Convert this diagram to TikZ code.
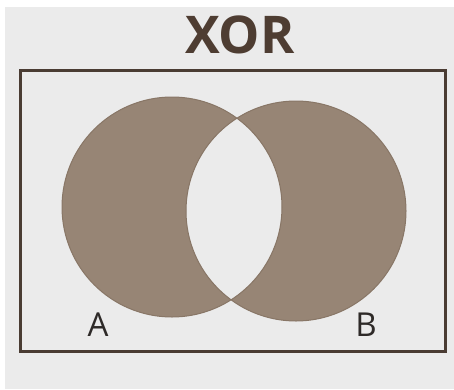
\documentclass[tikz,border=0pt]{standalone}
\usepackage{fontspec}
\setmainfont{Open Sans}
\definecolor{bgc}{HTML}{EBEBEB}
\definecolor{setfill}{HTML}{978575}
\definecolor{setedge}{HTML}{887666}
\definecolor{frame}{HTML}{4A3C33}
\definecolor{titlec}{HTML}{4E3D32}
\definecolor{labc}{HTML}{2E2A28}
\tikzset{
  setlabel/.style={text=labc, font=\fontsize{33}{33}\selectfont, inner sep=0pt},
}
\begin{document}
\begin{tikzpicture}[x=1pt,y=-1pt]
\useasboundingbox (0,0) rectangle (454,389);
\fill[white] (0,0) rectangle (454,389);
\fill[bgc] (5,7) rectangle (454,389);
\coordinate (ca) at (172,207);
\coordinate (cb) at (296,211);
\fill[setfill, even odd rule] (ca) circle[radius=110] (cb) circle[radius=110];
\draw[setedge, line width=1pt] (ca) circle[radius=110];
\draw[setedge, line width=1pt] (cb) circle[radius=110];
\draw[frame, line width=3pt] (20.5,70) rectangle (445.5,351);
\node[text=titlec, font=\fontsize{52}{52}\selectfont\bfseries, inner sep=0pt, anchor=base] (title) at (240,53) {XOR};
\node[setlabel, anchor=base] (la) at (98,336) {A};
\node[setlabel, anchor=base] (lb) at (366,336) {B};
\end{tikzpicture}
\end{document}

################

> [What is required]
Restate the whole listing above exactly, except for its images.

> [Result for this task]
Convert this diagram to TikZ code.
\documentclass[tikz,border=0pt]{standalone}
\usepackage{fontspec}
\setmainfont{Open Sans}
\definecolor{bgc}{HTML}{EBEBEB}
\definecolor{setfill}{HTML}{978575}
\definecolor{setedge}{HTML}{887666}
\definecolor{frame}{HTML}{4A3C33}
\definecolor{titlec}{HTML}{4E3D32}
\definecolor{labc}{HTML}{2E2A28}
\tikzset{
  setlabel/.style={text=labc, font=\fontsize{33}{33}\selectfont, inner sep=0pt},
}
\begin{document}
\begin{tikzpicture}[x=1pt,y=-1pt]
\useasboundingbox (0,0) rectangle (454,389);
\fill[white] (0,0) rectangle (454,389);
\fill[bgc] (5,7) rectangle (454,389);
\coordinate (ca) at (172,207);
\coordinate (cb) at (296,211);
\fill[setfill, even odd rule] (ca) circle[radius=110] (cb) circle[radius=110];
\draw[setedge, line width=1pt] (ca) circle[radius=110];
\draw[setedge, line width=1pt] (cb) circle[radius=110];
\draw[frame, line width=3pt] (20.5,70) rectangle (445.5,351);
\node[text=titlec, font=\fontsize{52}{52}\selectfont\bfseries, inner sep=0pt, anchor=base] (title) at (240,53) {XOR};
\node[setlabel, anchor=base] (la) at (98,336) {A};
\node[setlabel, anchor=base] (lb) at (366,336) {B};
\end{tikzpicture}
\end{document}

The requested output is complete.